Mr. Connor, who does not shy away from controversy, adds that those who want to see the CPP expanded should be careful what they wish for.

For one thing, "any expansion of the CPP would take decades to show up in people's pensions," he says. "It would be funded by higher payroll taxes from employees and employers, and our view is that at this stage in the economy more payroll taxes is not the right answer."

He adds one more argument. "There's an interesting public policy question about how big you want the Canada Pension Plan investment fund to get as a percentage of the investible assets of the country," he says. "It's a well-run institution, but it's on track to be a very, very, very large investor.

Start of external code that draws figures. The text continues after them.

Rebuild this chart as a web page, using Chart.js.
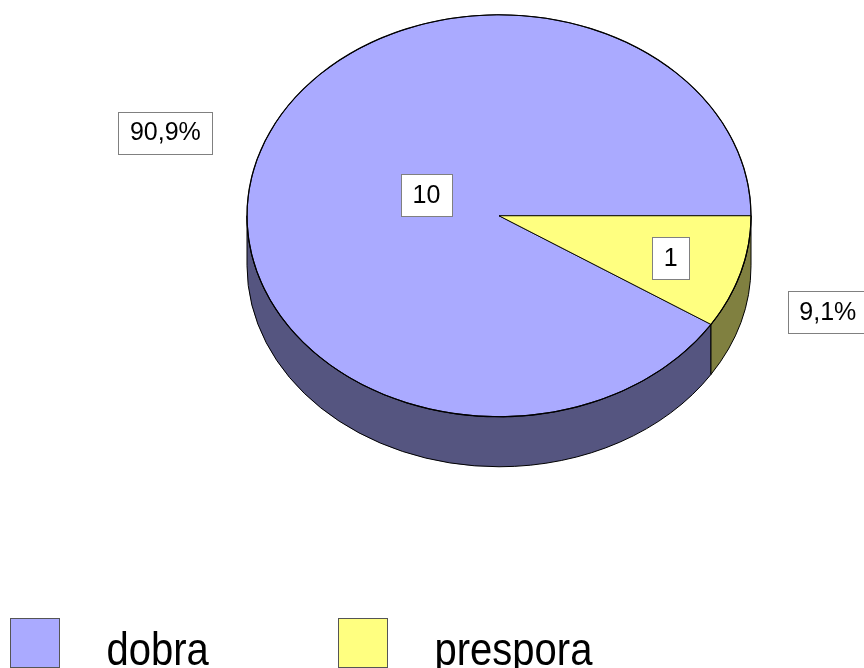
<!DOCTYPE html>
<html>
<head>
<meta charset="utf-8">
<script src="https://cdn.jsdelivr.net/npm/chart.js@4"></script>
<style>
  body { margin: 0; background: #fff; }
</style>
</head>
<body>
<canvas id="pie" width="864" height="668"></canvas>
<script>
// data
const labels = ['dobra', 'prespora'];
const values = [10, 1];

// look
const topColors = ['#aaaaff', '#ffff80'];
const sideColors = ['#555580', '#808040'];
const tilt = 201 / 252;
const depth = 50;
const innerPos = [[0.30, 0.36], [0.71, 0.75]];
const outerPos = [[1.38, 1.47], [1.36, 1.70]];
const labelFont = '25px "Liberation Sans", Arial, sans-serif';
const legendFont = '40px "Liberation Sans", Arial, sans-serif';

const total = values.reduce((a, b) => a + b, 0);
const percents = values.map(v => (v / total * 100).toFixed(1).replace('.', ',') + '%');

function drawBox(ctx, text, cx, cy) {
    ctx.font = labelFont;
    const w = Math.round(ctx.measureText(text).width + 23);
    const h = 42;
    const left = Math.round(cx - w / 2) + 0.5;
    const top = Math.round(cy - h / 2) + 0.5;
    ctx.fillStyle = '#ffffff';
    ctx.fillRect(left, top, w, h);
    ctx.strokeStyle = '#808080';
    ctx.lineWidth = 1;
    ctx.strokeRect(left, top, w, h);
    ctx.fillStyle = '#000000';
    ctx.textAlign = 'center';
    ctx.textBaseline = 'middle';
    ctx.fillText(text, cx, cy + 1);
}

// squash the pie and add the side walls
const pie3d = {
    id: 'pie3d',
    beforeDatasetsDraw(chart) {
        const ctx = chart.ctx;
        const arcs = chart.getDatasetMeta(0).data;
        ctx.save();
        arcs.forEach((arc, i) => {
            const p = arc.getProps(['x', 'y', 'startAngle', 'endAngle', 'outerRadius'], true);
            const cy = p.y * tilt;
            const rx = p.outerRadius;
            const ry = p.outerRadius * tilt;
            for (let n = -1; n <= 2; n++) {
                const a = Math.max(p.startAngle, n * 2 * Math.PI);
                const b = Math.min(p.endAngle, n * 2 * Math.PI + Math.PI);
                if (b <= a) continue;
                ctx.beginPath();
                ctx.ellipse(p.x, cy, rx, ry, 0, a, b);
                ctx.ellipse(p.x, cy + depth, rx, ry, 0, b, a, true);
                ctx.closePath();
                ctx.fillStyle = sideColors[i];
                ctx.fill();
                ctx.lineWidth = 1;
                ctx.strokeStyle = '#000000';
                ctx.stroke();
            }
        });
        ctx.restore();
        ctx.save();
        ctx.scale(1, tilt);
    },
    afterDatasetsDraw(chart) {
        const ctx = chart.ctx;
        ctx.restore();
        // crisp rim on top of the squashed arcs
        const p = chart.getDatasetMeta(0).data[0].getProps(['x', 'y', 'outerRadius'], true);
        ctx.save();
        ctx.beginPath();
        ctx.ellipse(p.x, p.y * tilt, p.outerRadius, p.outerRadius * tilt, 0, 0, 2 * Math.PI);
        ctx.lineWidth = 1.2;
        ctx.strokeStyle = '#000000';
        ctx.stroke();
        ctx.restore();
    },
    afterDraw(chart) {
        const ctx = chart.ctx;
        const arcs = chart.getDatasetMeta(0).data;
        ctx.save();
        arcs.forEach((arc, i) => {
            const p = arc.getProps(['x', 'y', 'startAngle', 'endAngle', 'outerRadius'], true);
            const m = (p.startAngle + p.endAngle) / 2;
            const r = p.outerRadius;
            drawBox(ctx, String(values[i]),
                p.x + Math.cos(m) * r * innerPos[i][0],
                (p.y + Math.sin(m) * r * innerPos[i][1]) * tilt);
            drawBox(ctx, percents[i],
                p.x + Math.cos(m) * r * outerPos[i][0],
                (p.y + Math.sin(m) * r * outerPos[i][1]) * tilt);
        });

        // legend
        labels.forEach((label, i) => {
            const bx = 10.5 + i * 328;
            ctx.fillStyle = topColors[i];
            ctx.fillRect(bx, 618.5, 49, 49);
            ctx.strokeStyle = '#555555';
            ctx.lineWidth = 1;
            ctx.strokeRect(bx, 618.5, 49, 49);
            ctx.save();
            ctx.translate(bx + 96, 665);
            ctx.scale(1, 1.15);
            ctx.fillStyle = '#000000';
            ctx.font = legendFont;
            ctx.textAlign = 'left';
            ctx.textBaseline = 'alphabetic';
            ctx.fillText(label, 0, 0);
            ctx.restore();
        });
        ctx.restore();
    }
};

const config = {
    type: 'pie',
    data: {
        labels: labels,
        datasets: [{
            data: values,
            backgroundColor: topColors,
            borderColor: '#000000',
            borderWidth: 1,
            clip: false
        }]
    },
    options: {
        responsive: false,
        animation: false,
        rotation: 90 + 360 * values[1] / total,
        layout: {
            padding: { left: 246.5, right: 112.5, top: 18, bottom: 145 }
        },
        plugins: {
            legend: { display: false },
            tooltip: { enabled: false }
        }
    },
    plugins: [pie3d]
};

const pieChart = new Chart(document.getElementById('pie'), config);
</script>
</body>
</html>
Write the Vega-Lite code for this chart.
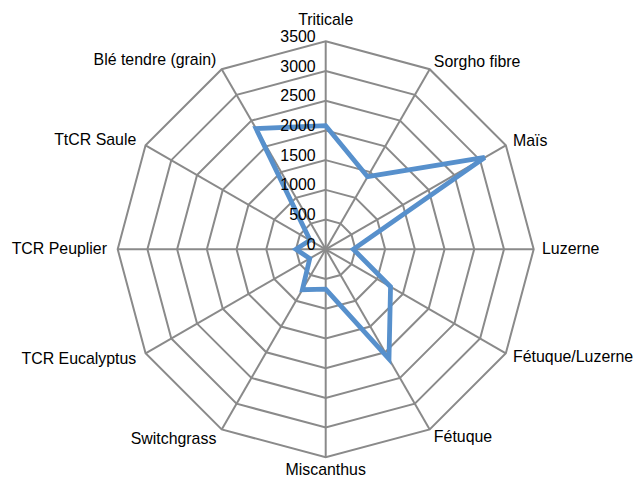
{
  "$schema": "https://vega.github.io/schema/vega-lite/v6.json",
  "width": 636,
  "height": 477,
  "autosize": "none",
  "padding": 0,
  "background": "white",
  "config": {"view": {"stroke": null}, "text": {"font": "Liberation Sans", "fontSize": 15.9, "color": "#000000"}},
  "datasets": {
    "crops": [
      {"cat": "Triticale", "k": 0, "value": 2080},
      {"cat": "Sorgho fibre", "k": 1, "value": 1410},
      {"cat": "Maïs", "k": 2, "value": 3090},
      {"cat": "Luzerne", "k": 3, "value": 465},
      {"cat": "Fétuque/Luzerne", "k": 4, "value": 1260},
      {"cat": "Fétuque", "k": 5, "value": 2130},
      {"cat": "Miscanthus", "k": 6, "value": 670},
      {"cat": "Switchgrass", "k": 7, "value": 785},
      {"cat": "TCR Eucalyptus", "k": 8, "value": 310},
      {"cat": "TCR Peuplier", "k": 9, "value": 500},
      {"cat": "TtCR Saule", "k": 10, "value": 305},
      {"cat": "Blé tendre (grain)", "k": 11, "value": 2345}
    ],
    "rings": [
      {"ring": 500, "k": [0,1,2,3,4,5,6,7,8,9,10,11]},
      {"ring": 1000, "k": [0,1,2,3,4,5,6,7,8,9,10,11]},
      {"ring": 1500, "k": [0,1,2,3,4,5,6,7,8,9,10,11]},
      {"ring": 2000, "k": [0,1,2,3,4,5,6,7,8,9,10,11]},
      {"ring": 2500, "k": [0,1,2,3,4,5,6,7,8,9,10,11]},
      {"ring": 3000, "k": [0,1,2,3,4,5,6,7,8,9,10,11]},
      {"ring": 3500, "k": [0,1,2,3,4,5,6,7,8,9,10,11]}
    ],
    "ticks": [
      {"tick": 0}, {"tick": 500}, {"tick": 1000}, {"tick": 1500},
      {"tick": 2000}, {"tick": 2500}, {"tick": 3000}, {"tick": 3500}
    ]
  },
  "layer": [
    {
      "data": {"name": "rings"},
      "transform": [
        {"flatten": ["k"]},
        {"calculate": "datum.k*PI/6", "as": "theta"},
        {"calculate": "datum.ring*sin(datum.theta)", "as": "px"},
        {"calculate": "datum.ring*cos(datum.theta)", "as": "py"}
      ],
      "mark": {"type": "line", "interpolate": "linear-closed", "color": "#8a8a8a", "strokeWidth": 2},
      "encoding": {
        "x": {"field": "px", "type": "quantitative", "scale": {"domain": [-5480.5, 5221.4], "nice": false, "zero": false}, "axis": null},
        "y": {"field": "py", "type": "quantitative", "scale": {"domain": [-3831.5, 4195], "nice": false, "zero": false}, "axis": null},
        "detail": {"field": "ring", "type": "nominal"},
        "order": {"field": "k", "type": "quantitative"}
      }
    },
    {
      "data": {"name": "crops"},
      "transform": [
        {"calculate": "datum.k*PI/6", "as": "theta"},
        {"calculate": "3500*sin(datum.theta)", "as": "ex"},
        {"calculate": "3500*cos(datum.theta)", "as": "ey"}
      ],
      "mark": {"type": "rule", "color": "#8a8a8a", "strokeWidth": 2},
      "encoding": {
        "x": {"field": "ex", "type": "quantitative", "scale": {"domain": [-5480.5, 5221.4], "nice": false, "zero": false}, "axis": null},
        "y": {"field": "ey", "type": "quantitative", "scale": {"domain": [-3831.5, 4195], "nice": false, "zero": false}, "axis": null},
        "x2": {"datum": 0},
        "y2": {"datum": 0}
      }
    },
    {
      "data": {"name": "crops"},
      "transform": [
        {"calculate": "datum.k*PI/6", "as": "theta"},
        {"calculate": "datum.value*sin(datum.theta)", "as": "px"},
        {"calculate": "datum.value*cos(datum.theta)", "as": "py"}
      ],
      "mark": {"type": "line", "interpolate": "linear-closed", "color": "#5790cc", "strokeWidth": 4.8, "strokeJoin": "miter"},
      "encoding": {
        "x": {"field": "px", "type": "quantitative", "scale": {"domain": [-5480.5, 5221.4], "nice": false, "zero": false}, "axis": null},
        "y": {"field": "py", "type": "quantitative", "scale": {"domain": [-3831.5, 4195], "nice": false, "zero": false}, "axis": null},
        "order": {"field": "k", "type": "quantitative"}
      }
    },
    {
      "data": {"name": "ticks"},
      "transform": [{"calculate": "0", "as": "zx"}],
      "mark": {"type": "text", "align": "right", "baseline": "alphabetic", "dx": -10, "dy": 0.5},
      "encoding": {
        "x": {"field": "zx", "type": "quantitative", "scale": {"domain": [-5480.5, 5221.4], "nice": false, "zero": false}, "axis": null},
        "y": {"field": "tick", "type": "quantitative", "scale": {"domain": [-3831.5, 4195], "nice": false, "zero": false}, "axis": null},
        "text": {"field": "tick", "type": "quantitative", "format": "d"}
      }
    },
    {
      "data": {"name": "crops"},
      "transform": [
        {"filter": "datum.k >= 1 && datum.k <= 5"},
        {"calculate": "datum.k*PI/6", "as": "theta"},
        {"calculate": "3640*sin(datum.theta)", "as": "lx"},
        {"calculate": "3640*cos(datum.theta)", "as": "ly"}
      ],
      "mark": {"type": "text", "align": "left", "baseline": "middle"},
      "encoding": {
        "x": {"field": "lx", "type": "quantitative", "scale": {"domain": [-5480.5, 5221.4], "nice": false, "zero": false}, "axis": null},
        "y": {"field": "ly", "type": "quantitative", "scale": {"domain": [-3831.5, 4195], "nice": false, "zero": false}, "axis": null},
        "text": {"field": "cat", "type": "nominal"}
      }
    },
    {
      "data": {"name": "crops"},
      "transform": [
        {"filter": "datum.k >= 7"},
        {"calculate": "datum.k*PI/6", "as": "theta"},
        {"calculate": "3680*sin(datum.theta)", "as": "lx"},
        {"calculate": "3680*cos(datum.theta)", "as": "ly"}
      ],
      "mark": {"type": "text", "align": "right", "baseline": "middle"},
      "encoding": {
        "x": {"field": "lx", "type": "quantitative", "scale": {"domain": [-5480.5, 5221.4], "nice": false, "zero": false}, "axis": null},
        "y": {"field": "ly", "type": "quantitative", "scale": {"domain": [-3831.5, 4195], "nice": false, "zero": false}, "axis": null},
        "text": {"field": "cat", "type": "nominal"}
      }
    },
    {
      "data": {"name": "crops"},
      "transform": [
        {"filter": "datum.k == 0 || datum.k == 6"},
        {"calculate": "datum.k*PI/6", "as": "theta"},
        {"calculate": "3500*sin(datum.theta)", "as": "lx"},
        {"calculate": "datum.k == 0 ? 3500 + 280 : -3500 - 300", "as": "ly"}
      ],
      "mark": {"type": "text", "align": "center", "baseline": "alphabetic"},
      "encoding": {
        "x": {"field": "lx", "type": "quantitative", "scale": {"domain": [-5480.5, 5221.4], "nice": false, "zero": false}, "axis": null},
        "y": {"field": "ly", "type": "quantitative", "scale": {"domain": [-3831.5, 4195], "nice": false, "zero": false}, "axis": null},
        "text": {"field": "cat", "type": "nominal"}
      }
    }
  ]
}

And I think there's a certain aspect of eggs in one basket that you have to think about."




Grew up in Hamilton.

Graduated from the Richard Ivey School of Business in 1978 with an Honours in Business Administration.

Studied actuarial science and qualified as an actuary in 1983.


Spent 28 years at Mercer Human Resources Consulting.

Joined Sun Life in 2006 as executive vice-president responsible for the United Kingdom and reinsurance operations, strategic international activities and corporate functions.

In 2008 was appointed president of Sun Life's Canadian operations.

In 2010 he became chief operating officer.


Married to wife Maris who he met through university friends.

Three children.

Lives in Toronto, and is a trustee for the University Health Network in the city.

Favourite recent book: White Tiger by Aravind Adiga


Skiing, guitar, golf, cycling.


"I think you have to have this almost schizophrenic approach to the business. You've got one foot on the gas growing in the areas that you're most enthusiastic about, and you've got this sense of healthy paranoia about what could strike you in the side of the head."

"People talk about the financial crisis as if it started two years ago, and it's the fifth year. And they talk about it as if it's already happened but we're really in the middle of it."